A SOCIAL worker has described how a man accused of killing his six children in a house fire became threatening when she told him he was unable to see the children he shared with his mistress.
Suzanne Eastwood, from Derby City Council Social Services, told Nottingham Crown Court that Mick Philpott went from being calm to "angry and quite threatening" in a meeting just weeks after the fire over access to five children belonging to his former mistress Lisa Willis.
Ms Eastwood told the court Philpott was not happy when she told him he would have to see a solicitor if he wanted to see the five children as they were in foster care.
She said: "He was really not happy about this. He immediately stood up and the momentum forced the chair up against the wall."
"He changed from being calm to being angry and quite threatening.
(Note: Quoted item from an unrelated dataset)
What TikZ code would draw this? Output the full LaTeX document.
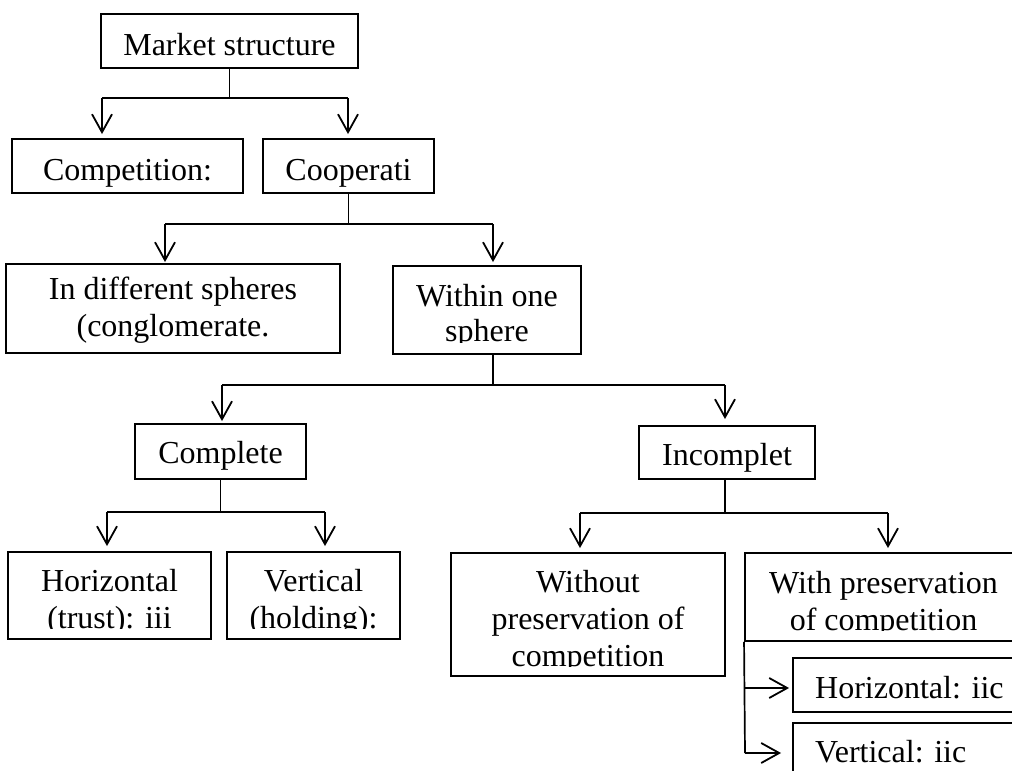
\documentclass[tikz,border=0pt]{standalone}
\usepackage{fontspec}
\setmainfont{Liberation Serif}
\usetikzlibrary{arrows.meta}
\begin{document}
\begin{tikzpicture}[x=1pt,y=1pt,
  box/.style={draw, line width=1.9pt, rectangle, inner sep=0pt},
  txt/.style={font=\fontsize{32}{37}\selectfont, inner sep=0pt, align=center},
  conn/.style={line width=1.1pt},
  arr/.style={line width=1.7pt, -{Straight Barb[length=18pt,width=20pt,line width=1.8pt]}},
]
\useasboundingbox (0,0) rectangle (1012,-771);
\clip (0,0) rectangle (1012,-771);

% boxes
\node[box, minimum width=257pt, minimum height=54pt] (mk) at (229.5,-41) {};
\node[box, minimum width=231pt, minimum height=54pt] (comp) at (127.5,-166) {};
\node[box, minimum width=171pt, minimum height=54pt] (coop) at (348.5,-166) {};
\node[box, minimum width=334pt, minimum height=89pt] (diff) at (173,-308.5) {};
\node[box, minimum width=188pt, minimum height=88pt] (within) at (487,-310) {};
\node[box, minimum width=171pt, minimum height=55pt] (cmpl) at (220.5,-451.5) {};
\node[box, minimum width=176pt, minimum height=53pt] (incm) at (727,-452.5) {};
\node[box, minimum width=203pt, minimum height=87pt] (horz) at (109.5,-595.5) {};
\node[box, minimum width=173pt, minimum height=87pt] (vert) at (313.5,-595.5) {};
\node[box, minimum width=274pt, minimum height=123pt] (wout) at (588,-614.5) {};
\node[box, minimum width=277pt, minimum height=88pt] (wpres) at (883.5,-597) {};
\node[box, minimum width=226pt, minimum height=54pt] (hiic) at (906,-685) {};
\node[box, minimum width=226pt, minimum height=67pt] (viic) at (906,-756.5) {};

% single-line texts
\node[txt, anchor=base] (mkt) at (229.5,-55) {Market structure};
\node[txt, anchor=base] (compt) at (127.5,-180) {Competition:};
\node[txt, anchor=base] (coopt) at (348.5,-180) {Cooperati};
\node[txt, anchor=base] (cmplt) at (220.5,-463) {Complete};
\node[txt, anchor=base] (incmt) at (727,-465) {Incomplet};
\node[txt, anchor=base west] (hiict) at (815,-698) {Horizontal: iic};
\node[txt, anchor=base west] (viict) at (815,-762) {Vertical: iic};

% multi-line texts, cut off near the box bottoms
\begin{scope}
\clip (diff.north west) rectangle ([yshift=10.5pt]diff.south east);
\node[txt, anchor=north] (difft) at (173,-277) {In different spheres\\(conglomerate.};
\end{scope}
\begin{scope}
\clip (within.north west) rectangle ([yshift=12pt]within.south east);
\node[txt, anchor=north, font=\fontsize{32}{35}\selectfont] (withint) at (487,-284) {Within one\\sphere};
\end{scope}
\begin{scope}
\clip (horz.north west) rectangle ([yshift=11pt]horz.south east);
\node[txt, anchor=north] (horzt) at (109.5,-569) {Horizontal\\(trust): iii};
\end{scope}
\begin{scope}
\clip (vert.north west) rectangle ([yshift=11pt]vert.south east);
\node[txt, anchor=north] (vertt) at (313.5,-569) {Vertical\\(holding):};
\end{scope}
\begin{scope}
\clip (wout.north west) rectangle ([yshift=10pt]wout.south east);
\node[txt, anchor=north] (woutt) at (588,-570) {Without\\preservation of\\competition};
\end{scope}
\begin{scope}
\clip (wpres.north west) rectangle ([yshift=11pt]wpres.south east);
\node[txt, anchor=north] (wprest) at (883.5,-571) {With preservation\\of competition};
\end{scope}

% connectors level 1
\coordinate (b1l) at (102,-98);
\coordinate (b1r) at (348,-98);
\draw[conn] (mk.south) -- (mk.south |- b1l);
\draw[conn] (b1l) -- (b1r);
\draw[arr] (b1l) -- ([yshift=4pt]b1l |- comp.north);
\draw[arr] (b1r) -- ([yshift=4pt]b1r |- coop.north);

% level 2
\coordinate (b2l) at (165,-224);
\coordinate (b2r) at (493,-224);
\draw[conn] (coop.south) -- (coop.south |- b2l);
\draw[conn] (b2l) -- (b2r);
\draw[arr] (b2l) -- ([yshift=1pt]b2l |- diff.north);
\draw[arr] (b2r) -- ([yshift=3pt]b2r |- within.north);

% level 3
\coordinate (b3m) at (493,-385);
\coordinate (b3l) at (222,-385);
\coordinate (b3r) at (725,-385);
\draw[conn] (b3m |- within.south) -- (b3m);
\draw[conn] (b3l) -- (b3r);
\draw[arr] (b3l) -- ([yshift=2pt]b3l |- cmpl.north);
\draw[arr] (b3r) -- ([yshift=6pt]b3r |- incm.north);

% level 4
\coordinate (b4l) at (107,-512);
\coordinate (b4r) at (325,-512);
\draw[conn] (cmpl.south) -- (cmpl.south |- b4l);
\draw[conn] (b4l) -- (b4r);
\draw[arr] (b4l) -- ([yshift=5pt]b4l |- horz.north);
\draw[arr] (b4r) -- ([yshift=5pt]b4r |- vert.north);

% level 5
\coordinate (b5m) at (725,-513);
\coordinate (b5l) at (580,-513);
\coordinate (b5r) at (888,-513);
\draw[conn] (b5m |- incm.south) -- (b5m);
\draw[conn] (b5l) -- (b5r);
\draw[arr] (b5l) -- ([yshift=4pt]b5l |- wout.north);
\draw[arr] (b5r) -- ([yshift=4pt]b5r |- wpres.north);

% level 6
\coordinate (c1) at (745,-688);
\coordinate (c2) at (745,-753);
\draw[line width=1.7pt] (wpres.south west) -- (c2);
\draw[arr] (c1) -- ([xshift=-3pt]c1 -| hiic.west);
\draw[arr] (c2) -- ([xshift=-11pt]c2 -| viic.west);
\end{tikzpicture}
\end{document}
I thought he was going to leave the room because he started to pace a little but he came and sat back down, she added.
Philpott told her they were putting the children "in danger" by putting them back with Miss Willis, the court heard.
"He said we were putting them in danger because people in Derby were after Lisa. I got the impression he was insinuating that Lisa had started the fire," Ms Eastwood said.
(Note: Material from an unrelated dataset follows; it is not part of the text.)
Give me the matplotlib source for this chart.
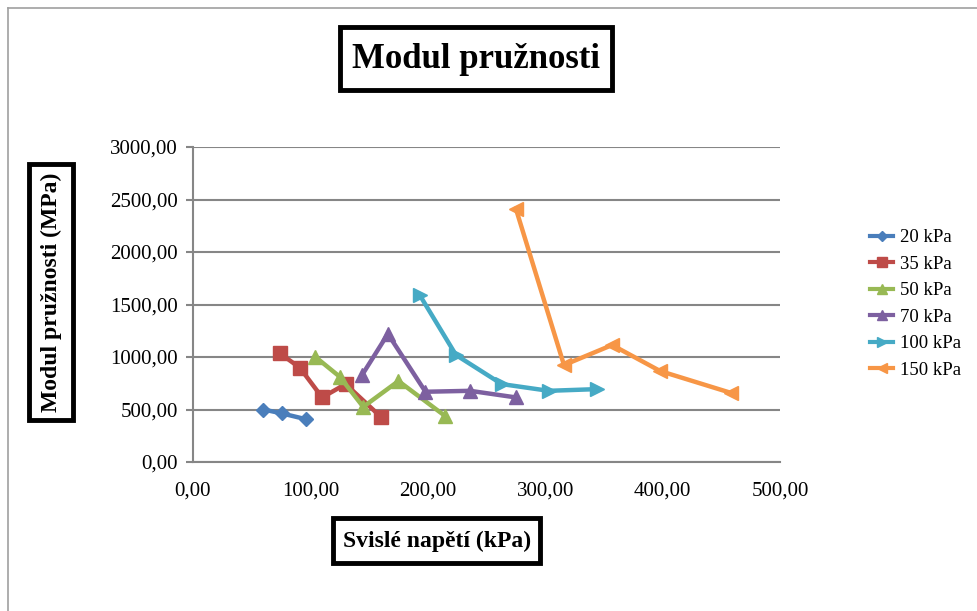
import matplotlib.pyplot as plt
from matplotlib.patches import Rectangle
from matplotlib.lines import Line2D

# data
x_20 = [60, 76, 96]
y_20 = [500, 462, 408]
x_35 = [74, 91, 110, 130, 160]
y_35 = [1035, 898, 615, 742, 430]
x_50 = [104, 125, 145, 175, 215]
y_50 = [1003, 812, 525, 771, 436]
x_70 = [144, 166, 198, 236, 275]
y_70 = [828, 1220, 669, 678, 615]
x_100 = [193, 224, 263, 303, 344]
y_100 = [1592, 1019, 742, 678, 694]
x_150 = [275, 316, 357, 398, 458]
y_150 = [2413, 923, 1114, 866, 659]

labels = ['20 kPa', '35 kPa', '50 kPa', '70 kPa', '100 kPa', '150 kPa']
colors = ['#4A7EBB', '#BE4B48', '#98B954', '#7D60A0', '#46AAC5', '#F79646']
markers = ['D', 's', '^', '^', '>', '<']
msizes = [7, 10, 10, 10, 10, 10]

plt.rcParams['font.family'] = ['Liberation Serif', 'DejaVu Serif']

fig = plt.figure(figsize=(9.78, 6.11), dpi=100)
W, H = 978, 611


def fx(px):
    return px / W


def fy(py):
    return 1 - py / H


ax = fig.add_axes([fx(193), fy(462), fx(780) - fx(193), fy(147) - fy(462)])

series = [(x_20, y_20), (x_35, y_35), (x_50, y_50), (x_70, y_70), (x_100, y_100), (x_150, y_150)]
for (xs, ys), lab, c, m, ms in zip(series, labels, colors, markers, msizes):
    ax.plot(xs, ys, color=c, lw=3.2, marker=m, ms=ms, mec=c, mfc=c, label=lab,
            solid_joinstyle='miter', zorder=3)

ax.set_xlim(0, 500)
ax.set_ylim(0, 3000)
ax.set_xticks(range(0, 501, 100))
ax.set_yticks(range(0, 3001, 500))
fmt = lambda v: ('%.2f' % v).replace('.', ',')
ax.set_xticklabels([fmt(v) for v in range(0, 501, 100)])
ax.set_yticklabels([fmt(v) for v in range(0, 3001, 500)])
ax.tick_params(axis='y', length=5, width=1.5, color='#868686', labelsize=15, pad=6)
ax.tick_params(axis='x', length=0, labelsize=15, pad=14)
ax.grid(axis='y', color='#868686', lw=1.5)
ax.set_axisbelow(True)
for s in ['top', 'right']:
    ax.spines[s].set_visible(False)
for s in ['left', 'bottom']:
    ax.spines[s].set_color('#868686')
    ax.spines[s].set_linewidth(1.5)

# legend
handles = [Line2D([0], [0], color=c, lw=3, marker=m, ms=ms * 0.7, mec=c, mfc=c)
           for c, m, ms in zip(colors, markers, msizes)]
fig.legend(handles, labels, loc='center left', bbox_to_anchor=(fx(853), fy(304)),
           frameon=False, fontsize=13.5, handlelength=1.25, handletextpad=0.35,
           labelspacing=0.5)

# outer chart border
fig.add_artist(Line2D([fx(8), 1], [fy(8), fy(8)], color='#a0a0a0', lw=1.2))
fig.add_artist(Line2D([fx(8), fx(8)], [fy(8), 0], color='#a0a0a0', lw=1.2))

# boxed title and axis titles
boxes = [(340, 27, 612, 90), (29, 164, 73, 420), (333, 518, 540, 563)]
for x0, y0, x1, y1 in boxes:
    fig.add_artist(Rectangle((fx(x0), fy(y1)), fx(x1) - fx(x0), fy(y0) - fy(y1),
                             fill=False, ec='black', lw=3.5))

fig.text(fx(476), fy(59), 'Modul pružnosti', ha='center', va='center',
         fontsize=25, fontweight='bold')
fig.text(fx(51), fy(292), 'Modul pružnosti (MPa)', ha='center', va='center',
         rotation=90, fontsize=17, fontweight='bold')
fig.text(fx(437), fy(541), 'Svislé napětí (kPa)', ha='center', va='center',
         fontsize=17, fontweight='bold')

fig.savefig('out.png', dpi=100)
Philpott demanded that she tell him where the children were and threatened to "get" Miss Willis, the court heard.
Ms Eastwood said: "He said directly to me that he would get Lisa and carry out exactly what he had promised. He repeated it several times."
Mick Philpott and his wife Mairead are accused of setting a fatal fire at their home in Victory Road, Derby, in which their six children died last May, along with a third defendant Paul Mosley. They deny six counts of manslaughter.
Prosecutors have alleged they set the fire in a plan to frame Miss Willis after she left the three-bedroom house she shared with the Philpotts and took her five children with her.
Giving evidence today, Superintendent Kate Meyell from East Midlands Major Crime Unit, who led the investigation into the fire, told the court Miss Willis was arrested on suspicion of murder on May 11.
"There was insufficient evidence to connect her with the incident so she was released without charge," Ms Meyell told the court.